» **Required work**:
Retype, exactly as they stand, the lines from the start of the data to the line that contains "import plotly.graph_objects as go", both ends included. Leave the pictures out.

§

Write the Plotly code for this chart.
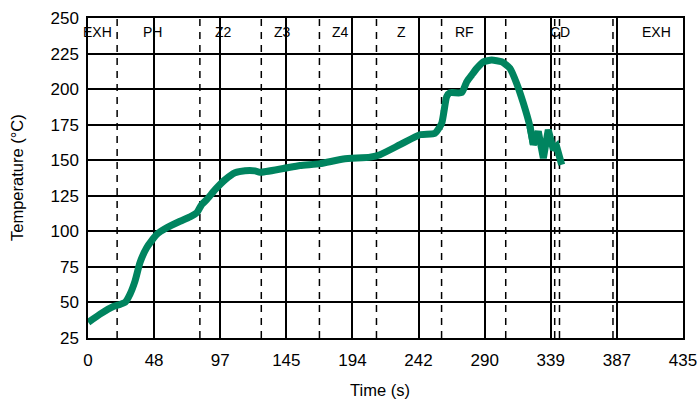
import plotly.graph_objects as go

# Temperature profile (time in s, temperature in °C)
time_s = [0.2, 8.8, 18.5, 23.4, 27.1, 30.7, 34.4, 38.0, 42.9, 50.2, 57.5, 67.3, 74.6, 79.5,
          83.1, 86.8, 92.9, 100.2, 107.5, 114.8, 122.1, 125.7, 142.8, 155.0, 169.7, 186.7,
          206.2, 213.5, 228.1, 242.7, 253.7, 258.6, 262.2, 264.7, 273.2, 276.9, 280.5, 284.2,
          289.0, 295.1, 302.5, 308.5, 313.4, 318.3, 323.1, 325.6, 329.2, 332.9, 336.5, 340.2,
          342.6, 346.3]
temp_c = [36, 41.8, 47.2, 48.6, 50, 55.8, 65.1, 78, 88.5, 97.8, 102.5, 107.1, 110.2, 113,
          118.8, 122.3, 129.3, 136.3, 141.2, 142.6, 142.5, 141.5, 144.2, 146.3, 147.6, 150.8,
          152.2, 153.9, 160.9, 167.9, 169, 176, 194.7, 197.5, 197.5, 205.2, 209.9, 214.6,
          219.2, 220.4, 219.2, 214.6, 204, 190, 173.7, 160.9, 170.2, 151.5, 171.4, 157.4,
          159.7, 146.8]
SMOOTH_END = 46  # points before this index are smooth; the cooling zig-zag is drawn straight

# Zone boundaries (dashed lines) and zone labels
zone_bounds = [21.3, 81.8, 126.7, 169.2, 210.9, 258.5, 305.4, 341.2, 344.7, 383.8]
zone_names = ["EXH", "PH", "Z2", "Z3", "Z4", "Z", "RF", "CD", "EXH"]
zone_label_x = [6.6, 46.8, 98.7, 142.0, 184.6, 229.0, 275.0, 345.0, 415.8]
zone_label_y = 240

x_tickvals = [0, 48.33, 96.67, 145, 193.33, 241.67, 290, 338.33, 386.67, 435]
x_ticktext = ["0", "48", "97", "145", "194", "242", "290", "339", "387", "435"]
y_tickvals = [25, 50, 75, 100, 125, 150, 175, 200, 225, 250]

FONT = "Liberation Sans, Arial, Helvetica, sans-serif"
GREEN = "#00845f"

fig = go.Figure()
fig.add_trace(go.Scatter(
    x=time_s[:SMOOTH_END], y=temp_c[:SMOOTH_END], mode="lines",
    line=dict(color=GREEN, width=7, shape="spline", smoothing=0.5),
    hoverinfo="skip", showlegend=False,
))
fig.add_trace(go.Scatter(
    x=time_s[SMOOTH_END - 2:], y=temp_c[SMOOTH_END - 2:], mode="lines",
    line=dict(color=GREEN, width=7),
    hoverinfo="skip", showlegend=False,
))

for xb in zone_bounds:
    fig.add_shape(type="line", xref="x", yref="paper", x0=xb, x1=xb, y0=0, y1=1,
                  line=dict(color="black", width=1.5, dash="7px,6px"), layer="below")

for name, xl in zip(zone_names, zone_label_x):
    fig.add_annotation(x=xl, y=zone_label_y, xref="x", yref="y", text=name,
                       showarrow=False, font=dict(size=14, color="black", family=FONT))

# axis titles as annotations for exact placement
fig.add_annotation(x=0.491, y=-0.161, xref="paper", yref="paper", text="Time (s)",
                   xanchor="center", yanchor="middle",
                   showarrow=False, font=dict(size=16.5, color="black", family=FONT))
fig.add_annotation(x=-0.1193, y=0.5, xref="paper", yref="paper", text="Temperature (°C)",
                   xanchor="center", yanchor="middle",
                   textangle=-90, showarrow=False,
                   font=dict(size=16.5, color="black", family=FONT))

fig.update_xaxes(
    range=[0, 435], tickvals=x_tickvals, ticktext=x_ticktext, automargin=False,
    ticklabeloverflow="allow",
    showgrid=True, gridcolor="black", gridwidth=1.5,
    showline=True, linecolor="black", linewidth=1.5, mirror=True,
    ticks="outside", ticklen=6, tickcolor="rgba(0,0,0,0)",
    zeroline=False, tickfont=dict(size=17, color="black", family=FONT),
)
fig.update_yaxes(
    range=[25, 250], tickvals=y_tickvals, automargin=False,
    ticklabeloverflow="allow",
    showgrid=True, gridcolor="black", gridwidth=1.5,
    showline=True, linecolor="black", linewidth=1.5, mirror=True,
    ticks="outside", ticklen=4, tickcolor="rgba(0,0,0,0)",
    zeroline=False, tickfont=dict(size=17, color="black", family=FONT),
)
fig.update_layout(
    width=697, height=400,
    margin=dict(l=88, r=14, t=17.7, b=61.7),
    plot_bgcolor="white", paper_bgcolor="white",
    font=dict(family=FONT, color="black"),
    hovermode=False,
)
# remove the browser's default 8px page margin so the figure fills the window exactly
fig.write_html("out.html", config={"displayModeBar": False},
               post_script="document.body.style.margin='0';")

§

» **Result**:
Write the Plotly code for this chart.
import plotly.graph_objects as go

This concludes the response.